Although Member States are free to authorise or not marriage between persons of the same sex, they may not impede the freedom of residence of an EU citizen by refusing to grant his or her spouse of the same sex, a national of a non-EU country, a right of permanent residence in their territory.

 

To reach such conclusions, Advocate General notes, particularly, that “the legal issue at the heart of the main proceedings is not that of legalisation of marriage between persons of the same sex but that of the freedom of movement of a Union citizen” (§38). He adds that such an interpretation “will not adversely affect the current freedom of Member States as regards the legalisation of marriage between persons of the same sex” (§41).

It is thus on this principle of freedom of movement of EU citizens that Mr Wathelet bases his solution which means that homosexual couples who married abroad have to be granted by Member States some rights arising out of marriage, even if same-sex marriage is banned and such unions contracted abroad not recognised. Thus Member States indeed remain free to legalise marriage between persons of the same sex or not, but their jurisdiction to recognise such unions contracted abroad and make them produce some effects on their territory or not is denied, as well as their freedom to define who can be considered as “spouse”. This Opinion fits in a movement of “muzzling” of Member States by the European Courts: as jurisprudence evolves, they require them not to directly legalise same-sex marriage, but indirectly, step by step or rather right after right, to grant homosexual couples having no access to marriage in the concerned State more and more effects of marriage.

 

Indeed, Advocate General widely draws on the evolution of the jurisprudence of the European Court of Human Rights (ECHR) (§59-67). He thus mentions the case Chapin and Charpentier v. France (no 40183/07, 9 June 2016) in which the ECHR reaffirmed that States are free to legalise marriage between persons of the same sex or not. To set that Messrs. Coman and Hamilton’s relationship could be considered as constituting a family life, he quotes the case Schalk and Kopf v. Austria (no 30141/04) of 24 June 2010 (as well as ECHR, Vallianatos and Others v. Greece, [GC], nos 29381/09 and 32684/09, 7 November 2013 and ECHR, Taddeucci and McCall v. Itay, no 51362/09, 30 June 2016) which stated that “a cohabiting same-sex couple living in a stable de facto partnership, falls within the notion of “family life”, just as the relationship of a different-sex couple in the same situation would”. Mr Wathelet recalls (§62) that “Article 8 of the ECHR required States to afford homosexual couples legal recognition and the legal protection of their relationship”, which was set out in the case Oliari and Others v. Italy (nos 18766/11 and 36030/1, 21 July 2015) by which stable same-sex couples were acknowledged a right to legal recognition and legal protection.

Advocate General thus states (§63) that “decisions taken by States in the immigration sphere can in some cases amount to an interference with the right to respect for private and family life”, like in the aforementioned case Taddeucci and McCall v.

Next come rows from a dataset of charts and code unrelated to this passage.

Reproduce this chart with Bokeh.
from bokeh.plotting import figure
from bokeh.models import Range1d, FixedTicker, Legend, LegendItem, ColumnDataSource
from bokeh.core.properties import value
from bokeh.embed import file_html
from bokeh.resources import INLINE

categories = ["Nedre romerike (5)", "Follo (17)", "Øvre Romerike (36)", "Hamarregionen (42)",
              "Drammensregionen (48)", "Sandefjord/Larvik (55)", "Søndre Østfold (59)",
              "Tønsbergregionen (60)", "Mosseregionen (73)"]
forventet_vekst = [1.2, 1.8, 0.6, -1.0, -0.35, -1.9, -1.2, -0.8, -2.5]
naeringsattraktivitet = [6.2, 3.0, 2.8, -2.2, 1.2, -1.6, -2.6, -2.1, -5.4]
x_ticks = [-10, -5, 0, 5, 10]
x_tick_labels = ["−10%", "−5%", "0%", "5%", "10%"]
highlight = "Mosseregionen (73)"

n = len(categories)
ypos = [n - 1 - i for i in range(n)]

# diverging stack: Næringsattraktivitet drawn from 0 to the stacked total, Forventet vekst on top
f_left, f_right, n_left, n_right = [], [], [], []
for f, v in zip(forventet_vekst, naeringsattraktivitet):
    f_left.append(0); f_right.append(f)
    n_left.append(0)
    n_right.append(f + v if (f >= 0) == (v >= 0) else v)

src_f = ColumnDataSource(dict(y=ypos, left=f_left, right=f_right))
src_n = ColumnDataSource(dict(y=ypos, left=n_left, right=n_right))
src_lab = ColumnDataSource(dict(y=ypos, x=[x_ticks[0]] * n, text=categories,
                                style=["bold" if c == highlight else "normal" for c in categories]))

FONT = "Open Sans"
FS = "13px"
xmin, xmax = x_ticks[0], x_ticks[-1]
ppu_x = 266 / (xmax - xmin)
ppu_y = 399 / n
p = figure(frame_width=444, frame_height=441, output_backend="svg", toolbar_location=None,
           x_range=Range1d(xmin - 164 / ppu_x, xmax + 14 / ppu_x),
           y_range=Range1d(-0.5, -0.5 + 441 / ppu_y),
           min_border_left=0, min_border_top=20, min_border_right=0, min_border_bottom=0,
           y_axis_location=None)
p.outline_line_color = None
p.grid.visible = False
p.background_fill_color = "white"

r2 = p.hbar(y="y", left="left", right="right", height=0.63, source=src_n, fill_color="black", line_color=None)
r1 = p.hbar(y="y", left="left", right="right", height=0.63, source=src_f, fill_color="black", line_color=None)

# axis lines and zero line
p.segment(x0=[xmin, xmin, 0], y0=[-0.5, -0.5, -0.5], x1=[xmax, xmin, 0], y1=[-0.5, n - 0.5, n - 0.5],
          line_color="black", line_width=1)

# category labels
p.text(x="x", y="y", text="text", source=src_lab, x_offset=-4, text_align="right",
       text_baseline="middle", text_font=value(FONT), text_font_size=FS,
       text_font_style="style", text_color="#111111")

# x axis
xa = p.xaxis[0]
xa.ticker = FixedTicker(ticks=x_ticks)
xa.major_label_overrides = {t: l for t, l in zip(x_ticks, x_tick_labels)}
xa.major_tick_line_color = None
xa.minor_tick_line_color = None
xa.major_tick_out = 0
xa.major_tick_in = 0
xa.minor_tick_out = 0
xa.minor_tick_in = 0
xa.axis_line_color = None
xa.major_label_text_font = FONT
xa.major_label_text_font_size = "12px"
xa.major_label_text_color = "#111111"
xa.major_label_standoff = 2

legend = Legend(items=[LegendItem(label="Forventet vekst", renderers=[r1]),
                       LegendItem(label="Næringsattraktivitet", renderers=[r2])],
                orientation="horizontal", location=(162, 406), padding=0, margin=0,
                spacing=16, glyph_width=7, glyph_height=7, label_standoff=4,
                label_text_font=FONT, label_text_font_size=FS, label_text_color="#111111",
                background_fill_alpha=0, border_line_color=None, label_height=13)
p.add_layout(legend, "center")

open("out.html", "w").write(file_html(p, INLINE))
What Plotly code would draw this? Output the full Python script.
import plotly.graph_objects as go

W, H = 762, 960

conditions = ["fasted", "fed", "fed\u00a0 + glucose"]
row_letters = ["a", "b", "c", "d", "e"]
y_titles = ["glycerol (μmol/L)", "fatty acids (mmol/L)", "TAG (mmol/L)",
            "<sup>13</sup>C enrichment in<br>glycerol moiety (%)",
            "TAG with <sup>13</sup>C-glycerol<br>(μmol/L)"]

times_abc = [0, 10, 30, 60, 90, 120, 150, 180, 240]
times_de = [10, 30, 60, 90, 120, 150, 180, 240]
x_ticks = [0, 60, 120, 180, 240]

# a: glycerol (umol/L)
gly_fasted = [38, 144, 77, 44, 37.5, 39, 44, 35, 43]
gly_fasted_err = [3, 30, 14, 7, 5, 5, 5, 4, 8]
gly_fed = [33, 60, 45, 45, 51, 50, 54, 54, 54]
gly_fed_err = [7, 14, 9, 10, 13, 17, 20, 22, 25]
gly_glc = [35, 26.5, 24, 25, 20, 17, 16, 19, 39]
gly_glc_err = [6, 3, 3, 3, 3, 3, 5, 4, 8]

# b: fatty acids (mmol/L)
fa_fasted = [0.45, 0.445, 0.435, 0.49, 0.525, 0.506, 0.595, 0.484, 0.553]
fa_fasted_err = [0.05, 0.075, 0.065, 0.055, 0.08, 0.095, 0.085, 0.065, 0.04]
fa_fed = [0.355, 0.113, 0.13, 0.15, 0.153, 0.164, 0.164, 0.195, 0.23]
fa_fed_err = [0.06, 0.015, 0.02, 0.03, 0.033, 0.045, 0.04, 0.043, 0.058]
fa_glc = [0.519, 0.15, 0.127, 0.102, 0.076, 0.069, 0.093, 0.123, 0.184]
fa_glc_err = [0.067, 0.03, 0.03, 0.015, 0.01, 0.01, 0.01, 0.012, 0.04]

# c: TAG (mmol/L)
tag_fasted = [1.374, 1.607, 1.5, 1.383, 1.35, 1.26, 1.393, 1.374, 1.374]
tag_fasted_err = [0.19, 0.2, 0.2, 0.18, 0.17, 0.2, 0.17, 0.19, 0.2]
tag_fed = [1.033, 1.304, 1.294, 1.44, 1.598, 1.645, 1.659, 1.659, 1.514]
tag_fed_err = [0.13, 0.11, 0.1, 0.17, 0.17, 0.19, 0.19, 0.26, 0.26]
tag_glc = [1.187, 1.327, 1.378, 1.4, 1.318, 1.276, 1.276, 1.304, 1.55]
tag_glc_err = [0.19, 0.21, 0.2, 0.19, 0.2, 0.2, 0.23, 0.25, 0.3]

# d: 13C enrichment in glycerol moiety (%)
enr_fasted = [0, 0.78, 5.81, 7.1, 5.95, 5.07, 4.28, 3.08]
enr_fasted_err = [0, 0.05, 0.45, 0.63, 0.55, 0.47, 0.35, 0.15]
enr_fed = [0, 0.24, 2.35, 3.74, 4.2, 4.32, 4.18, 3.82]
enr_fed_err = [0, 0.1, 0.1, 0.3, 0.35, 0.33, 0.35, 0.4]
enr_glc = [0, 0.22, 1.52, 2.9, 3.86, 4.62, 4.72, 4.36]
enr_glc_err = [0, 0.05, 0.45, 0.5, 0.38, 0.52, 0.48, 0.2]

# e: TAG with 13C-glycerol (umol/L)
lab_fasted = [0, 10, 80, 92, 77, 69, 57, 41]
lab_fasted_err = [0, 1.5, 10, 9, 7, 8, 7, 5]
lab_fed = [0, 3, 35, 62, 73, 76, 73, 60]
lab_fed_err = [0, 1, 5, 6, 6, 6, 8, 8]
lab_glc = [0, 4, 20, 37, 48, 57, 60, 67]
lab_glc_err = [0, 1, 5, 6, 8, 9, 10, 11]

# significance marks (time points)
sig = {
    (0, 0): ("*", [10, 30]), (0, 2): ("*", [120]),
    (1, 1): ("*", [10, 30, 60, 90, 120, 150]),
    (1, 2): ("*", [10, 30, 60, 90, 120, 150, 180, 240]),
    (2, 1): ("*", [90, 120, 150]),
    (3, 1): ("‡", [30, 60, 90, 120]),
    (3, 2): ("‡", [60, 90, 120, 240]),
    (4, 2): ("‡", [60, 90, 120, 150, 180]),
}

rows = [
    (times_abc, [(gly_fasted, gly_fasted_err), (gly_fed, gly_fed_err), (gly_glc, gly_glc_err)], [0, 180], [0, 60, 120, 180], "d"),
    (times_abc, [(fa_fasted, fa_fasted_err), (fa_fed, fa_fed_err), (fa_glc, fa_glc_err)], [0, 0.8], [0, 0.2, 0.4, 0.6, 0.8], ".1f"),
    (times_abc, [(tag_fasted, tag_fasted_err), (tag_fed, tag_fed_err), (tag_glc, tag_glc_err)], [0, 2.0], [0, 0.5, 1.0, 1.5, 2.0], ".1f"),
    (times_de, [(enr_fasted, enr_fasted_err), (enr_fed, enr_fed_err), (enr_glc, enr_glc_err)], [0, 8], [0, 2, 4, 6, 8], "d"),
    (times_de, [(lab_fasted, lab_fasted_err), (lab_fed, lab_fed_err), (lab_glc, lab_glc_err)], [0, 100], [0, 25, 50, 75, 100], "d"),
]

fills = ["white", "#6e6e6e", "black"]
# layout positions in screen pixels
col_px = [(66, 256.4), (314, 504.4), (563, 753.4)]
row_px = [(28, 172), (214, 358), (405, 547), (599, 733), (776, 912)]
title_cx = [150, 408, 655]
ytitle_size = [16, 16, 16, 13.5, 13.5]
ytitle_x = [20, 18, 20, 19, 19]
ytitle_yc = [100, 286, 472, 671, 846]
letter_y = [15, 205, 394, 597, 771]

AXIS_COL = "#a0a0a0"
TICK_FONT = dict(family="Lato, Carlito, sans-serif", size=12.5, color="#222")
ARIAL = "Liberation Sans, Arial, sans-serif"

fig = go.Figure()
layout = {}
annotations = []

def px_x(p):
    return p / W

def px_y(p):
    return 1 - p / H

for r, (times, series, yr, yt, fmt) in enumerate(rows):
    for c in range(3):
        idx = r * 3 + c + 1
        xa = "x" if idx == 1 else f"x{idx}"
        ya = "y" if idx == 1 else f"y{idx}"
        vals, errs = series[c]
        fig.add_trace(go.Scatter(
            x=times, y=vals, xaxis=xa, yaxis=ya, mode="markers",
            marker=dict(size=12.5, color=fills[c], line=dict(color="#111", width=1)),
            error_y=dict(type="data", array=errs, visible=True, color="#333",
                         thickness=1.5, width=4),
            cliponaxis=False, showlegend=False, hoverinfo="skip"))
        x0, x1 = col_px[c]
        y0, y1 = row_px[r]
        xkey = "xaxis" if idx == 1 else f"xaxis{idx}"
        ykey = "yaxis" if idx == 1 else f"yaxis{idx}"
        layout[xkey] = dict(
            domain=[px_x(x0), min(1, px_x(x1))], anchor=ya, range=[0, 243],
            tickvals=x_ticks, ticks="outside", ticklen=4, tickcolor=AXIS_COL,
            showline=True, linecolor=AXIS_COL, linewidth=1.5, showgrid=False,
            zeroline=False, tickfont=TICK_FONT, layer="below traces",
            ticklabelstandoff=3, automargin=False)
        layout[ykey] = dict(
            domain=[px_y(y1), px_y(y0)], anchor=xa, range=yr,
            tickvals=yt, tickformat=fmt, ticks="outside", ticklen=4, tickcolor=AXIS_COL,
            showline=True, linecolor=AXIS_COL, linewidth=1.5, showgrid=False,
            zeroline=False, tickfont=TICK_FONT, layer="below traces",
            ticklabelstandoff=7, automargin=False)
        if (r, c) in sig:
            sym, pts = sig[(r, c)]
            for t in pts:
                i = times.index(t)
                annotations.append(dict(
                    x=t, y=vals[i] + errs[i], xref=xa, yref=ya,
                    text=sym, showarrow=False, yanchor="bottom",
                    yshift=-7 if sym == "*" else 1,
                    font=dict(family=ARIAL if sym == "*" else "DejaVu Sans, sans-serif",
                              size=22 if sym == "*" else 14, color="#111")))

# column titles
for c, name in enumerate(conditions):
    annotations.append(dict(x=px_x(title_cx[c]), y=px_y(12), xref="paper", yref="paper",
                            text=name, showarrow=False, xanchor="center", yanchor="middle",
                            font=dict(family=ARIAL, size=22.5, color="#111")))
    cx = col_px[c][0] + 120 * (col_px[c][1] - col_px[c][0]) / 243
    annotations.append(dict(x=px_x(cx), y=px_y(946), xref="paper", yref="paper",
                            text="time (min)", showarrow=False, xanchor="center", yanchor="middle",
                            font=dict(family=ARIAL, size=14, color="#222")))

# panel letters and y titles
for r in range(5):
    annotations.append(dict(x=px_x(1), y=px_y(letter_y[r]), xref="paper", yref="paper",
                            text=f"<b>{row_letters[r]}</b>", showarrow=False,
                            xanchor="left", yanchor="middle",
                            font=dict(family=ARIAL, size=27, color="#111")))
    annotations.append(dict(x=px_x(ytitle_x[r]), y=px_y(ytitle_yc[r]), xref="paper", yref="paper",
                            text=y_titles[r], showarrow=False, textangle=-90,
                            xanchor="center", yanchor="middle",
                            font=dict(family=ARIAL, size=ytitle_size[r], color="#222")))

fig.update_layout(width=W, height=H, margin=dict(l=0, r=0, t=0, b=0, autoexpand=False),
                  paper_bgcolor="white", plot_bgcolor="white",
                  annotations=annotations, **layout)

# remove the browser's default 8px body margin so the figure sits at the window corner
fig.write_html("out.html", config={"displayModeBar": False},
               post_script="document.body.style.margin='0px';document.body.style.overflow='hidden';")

Italy: the Court ruled that Italy’s refusal to grant a residence permit for family reasons to the New Zealander partner of an Italian national constitutes a discrimination on the basis of sexual orientation thus violating articles 8 and 14 of the European Convention on Human Rights. Advocate General also recalls (§64) that in this particular case, the Court judged that in granting a residence permit for family reasons to a foreign same-sex partner, the protection of the traditional family cannot justify a discrimination on the basis of sexual orientation. He concludes that according to the “positive obligation to offer those persons, like heterosexuals, the opportunity of having their union recognised in law and protected by the courts (…) [g]ranting the spouse of a Union citizen a right of residence constitutes recognition and the minimum guarantee that can be given them” (§99).

It should also be pointed out that this Opinion comes after the recent decision in the case Orlandi and Others v. Italy (no 26431/12, 14 December 2017) in which the ECHR concluded that there is a violation of the right to respect for private and family life guaranteed by Article 8 of the European Convention on Human Rights: six same-sex couples complained that they had been unable to have their marriages, which were contracted abroad, registered or recognised in any form as a union in Italy. Judging that the lack of any recognition of their relationships had left the couples in a legal vacuum, which had failed to take into account their social reality and left them facing obstacles in their daily life, the Court decided that States are not obliged to recognise such marriages but they have to grant by other means, including civil unions, an equivalent legal framework enabling couples to lead their life.

 

But it is an open question whether the CJEU will follow the Advocate General’s Opinion. Indeed, it is a legal solution proposed to the case. It is submitted to the Court prior to its decision and is not binding on it, although judges often follow the Opinion in practice. In any case and as Advocate General notes in his Opinion (§2), if the question of the definition of “spouse” is asked within the meaning of Directive 2004/38, the definition to be given will have a wider impact and “will necessarily affect not only the very identity of the men and women concerned, and therefore their dignity, but also the personal and social concept that citizens of the Union have of marriage, which may vary from one person to another and from one Member State to another”. Moreover, a decision following this Opinion would constitute a turnaround in the CJEU case-law which ruled that “according to the definition generally accepted by the Member States, the term marriage means a union between persons of the opposite sex” (D and Sweden v. Council, C‑122/99 P and C‑125/99 P, 31 May 2001).